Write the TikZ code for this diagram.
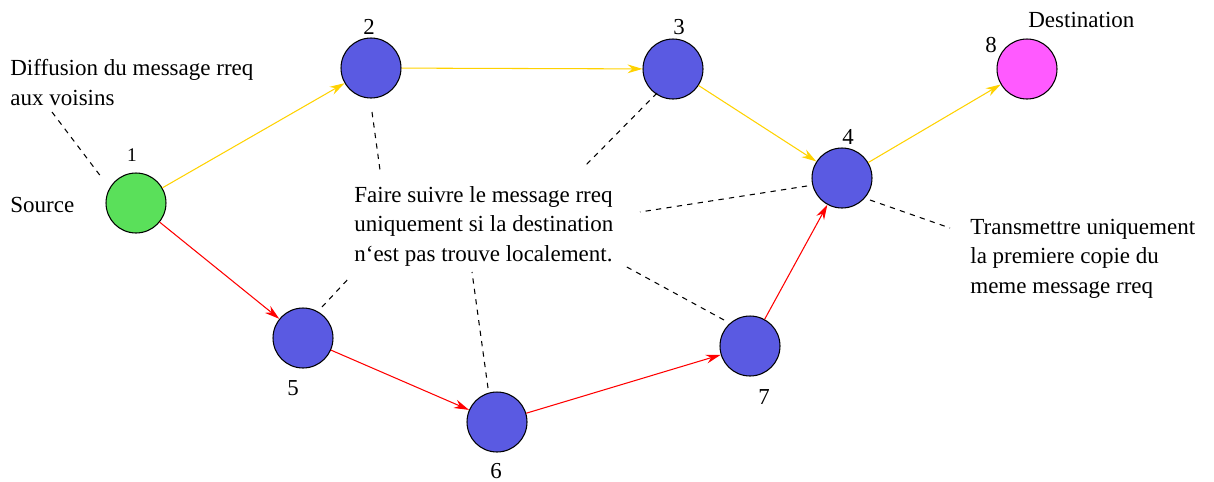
\documentclass[tikz,border=0pt]{standalone}
\usepackage{fontspec}
\setmainfont{Liberation Serif}
\usetikzlibrary{arrows.meta}
\definecolor{nblue}{RGB}{90,90,226}
\definecolor{ngreen}{RGB}{90,224,90}
\definecolor{nmag}{RGB}{255,90,255}
\definecolor{eyel}{RGB}{255,210,0}
\begin{document}
\begin{tikzpicture}[x=0.02cm,y=-0.02cm,
  netnode/.style={circle,draw=black,line width=0.6pt,minimum size=1.2cm,inner sep=0pt},
  numlbl/.style={font=\fontsize{13}{15}\selectfont,inner sep=0pt},
  txt/.style={font=\fontsize{13.1}{16.6}\selectfont,align=left,inner sep=0pt,anchor=base west},
  yedge/.style={draw=eyel,line width=0.6pt,-{Stealth[length=8.5pt,width=5pt]}},
  redge/.style={draw=red,line width=0.6pt,-{Stealth[length=8.5pt,width=5pt]}},
  annot/.style={draw=black,line width=0.6pt,dash pattern=on 3pt off 3pt}]
\useasboundingbox (0,0) rectangle (1214,481);
% nodes
\node[netnode,fill=ngreen] (n1) at (136,203) {};
\node[netnode,fill=nblue] (n2) at (371,68) {};
\node[netnode,fill=nblue] (n3) at (673,69) {};
\node[netnode,fill=nblue] (n4) at (842,178) {};
\node[netnode,fill=nmag] (n8) at (1027,69) {};
\node[netnode,fill=nblue] (n5) at (303,338) {};
\node[netnode,fill=nblue] (n6) at (497,422) {};
\node[netnode,fill=nblue] (n7) at (750,346) {};
% number labels
\node[numlbl,font=\fontsize{11}{13}\selectfont] (l1) at (132,155) {1};
\node[numlbl] (l2) at (369,27) {2};
\node[numlbl] (l3) at (679,27) {3};
\node[numlbl] (l4) at (848,137) {4};
\node[numlbl] (l8) at (991,45) {8};
\node[numlbl] (l5) at (293,388) {5};
\node[numlbl] (l6) at (496,471) {6};
\node[numlbl] (l7) at (764,397) {7};
% texts
\node[txt] (tdest) at (1028,27) {Destination};
\node[txt] (tsrc) at (10,212) {Source};
\node[txt] (tdiff) at (10,105) {Diffusion du message rreq\\aux voisins};
\node[txt] (tfaire) at (354,261) {Faire suivre le message rreq\\uniquement si la destination\\n`est pas trouve localement.};
\node[txt] (ttrans) at (970,293) {Transmettre uniquement\\la premiere copie du\\meme message rreq};
% edges
\draw[yedge] (n1) -- (n2);
\draw[yedge] (n2) -- (n3);
\draw[yedge] (n3) -- (n4);
\draw[yedge] (n4) -- (n8);
\draw[redge] (n1) -- (n5);
\draw[redge] (n5) -- (n6);
\draw[redge] (n6) -- (n7);
\draw[redge] (n7) -- (n4);
% annotation dashed lines
\coordinate (a1s) at (52,112); \coordinate (a1e) at (102,178);
\coordinate (a2s) at (372,112); \coordinate (a2e) at (380,170);
\coordinate (a3s) at (657,93); \coordinate (a3e) at (586,165);
\coordinate (a4s) at (807,186); \coordinate (a4e) at (640,212);
\coordinate (a5s) at (322,307); \coordinate (a5e) at (350,277);
\coordinate (a6s) at (488,388); \coordinate (a6e) at (472,272);
\coordinate (a7s) at (724,320); \coordinate (a7e) at (625,266);
\coordinate (a8s) at (870,200); \coordinate (a8e) at (950,228);
\draw[annot] (a1s) -- (a1e);
\draw[annot] (a2s) -- (a2e);
\draw[annot] (a3s) -- (a3e);
\draw[annot] (a4s) -- (a4e);
\draw[annot] (a5s) -- (a5e);
\draw[annot] (a6s) -- (a6e);
\draw[annot] (a7s) -- (a7e);
\draw[annot] (a8s) -- (a8e);
\end{tikzpicture}
\end{document}
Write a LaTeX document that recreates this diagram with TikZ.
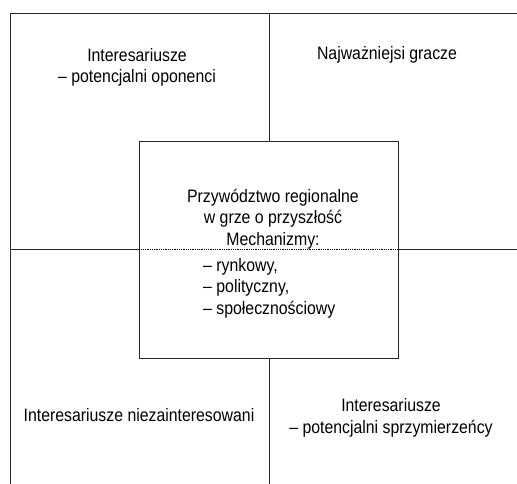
\documentclass[tikz,border=0pt]{standalone}
\usepackage{fontspec}
\setmainfont[FakeStretch=0.88]{Liberation Sans}
\usetikzlibrary{positioning}
\tikzset{%
frame/.style={draw=black!85,line width=0.8pt},
corebox/.style={draw=black!85,line width=0.8pt,rectangle,inner sep=0,outer sep=0,minimum width=259.4pt,minimum height=216.3pt},
split/.style={line width=1.3pt,dash pattern=on 0.9pt off 0.9pt},
quadtext/.style={align=center,inner sep=0,font=\fontsize{18}{21.3}\selectfont},
listtext/.style={align=left,inner sep=0,font=\fontsize{18}{21.3}\selectfont}
}
\begin{document}
\begin{tikzpicture}[x=1pt,y=-1pt]
    \useasboundingbox (0,0) rectangle (517,484);

    \coordinate (tl) at (10,13);
    \coordinate (tr) at (517,13);
    \coordinate (bl) at (10,484);
    \coordinate (tm) at (269,13);
    \coordinate (bm) at (269,484);
    \coordinate (ml) at (10,249.8);
    \coordinate (mr) at (517,249.8);

    \node[corebox] (core) at (269,249.8) {};

    \node[quadtext,anchor=base] (oppo) at (137,83) {Interesariusze\\ -- potencjalni oponenci};
    \node[quadtext,anchor=base] (key) at (387,60) {Najważniejsi gracze};
    \node[quadtext,anchor=base] (idle) at (139,421.7) {Interesariusze niezainteresowani};
    \node[quadtext,anchor=base] (ally) at (391,433) {Interesariusze\\ -- potencjalni sprzymierzeńcy};

    \node[quadtext,anchor=base] (lead) at (273,245) {Przywództwo regionalne\\ w grze o przyszłość\\ Mechanizmy:};
    \node[listtext,anchor=base west] (mech) at (203,314) {-- rynkowy,\\ -- polityczny,\\ -- społecznościowy};

    \draw[frame] (tl) -- (tr)
                 (tl) -- (bl)
                 (tm) -- (core.north)
                 (core.south) -- (bm)
                 (ml) -- (core.west)
                 (core.east) -- (mr);
    \draw[split] (core.west) -- (core.east);

\end{tikzpicture}
\end{document}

★ ★ ★ ★ ★

#### TASK
Repeat exactly, and only, the entries from the line with "Write a LaTeX" through the line with "(ally) at (391,433)". Pictures are skipped.

#### EXERCISE ANSWER
Write a LaTeX document that recreates this diagram with TikZ.
\documentclass[tikz,border=0pt]{standalone}
\usepackage{fontspec}
\setmainfont[FakeStretch=0.88]{Liberation Sans}
\usetikzlibrary{positioning}
\tikzset{%
frame/.style={draw=black!85,line width=0.8pt},
corebox/.style={draw=black!85,line width=0.8pt,rectangle,inner sep=0,outer sep=0,minimum width=259.4pt,minimum height=216.3pt},
split/.style={line width=1.3pt,dash pattern=on 0.9pt off 0.9pt},
quadtext/.style={align=center,inner sep=0,font=\fontsize{18}{21.3}\selectfont},
listtext/.style={align=left,inner sep=0,font=\fontsize{18}{21.3}\selectfont}
}
\begin{document}
\begin{tikzpicture}[x=1pt,y=-1pt]
    \useasboundingbox (0,0) rectangle (517,484);

    \coordinate (tl) at (10,13);
    \coordinate (tr) at (517,13);
    \coordinate (bl) at (10,484);
    \coordinate (tm) at (269,13);
    \coordinate (bm) at (269,484);
    \coordinate (ml) at (10,249.8);
    \coordinate (mr) at (517,249.8);

    \node[corebox] (core) at (269,249.8) {};

    \node[quadtext,anchor=base] (oppo) at (137,83) {Interesariusze\\ -- potencjalni oponenci};
    \node[quadtext,anchor=base] (key) at (387,60) {Najważniejsi gracze};
    \node[quadtext,anchor=base] (idle) at (139,421.7) {Interesariusze niezainteresowani};
    \node[quadtext,anchor=base] (ally) at (391,433) {Interesariusze\\ -- potencjalni sprzymierzeńcy};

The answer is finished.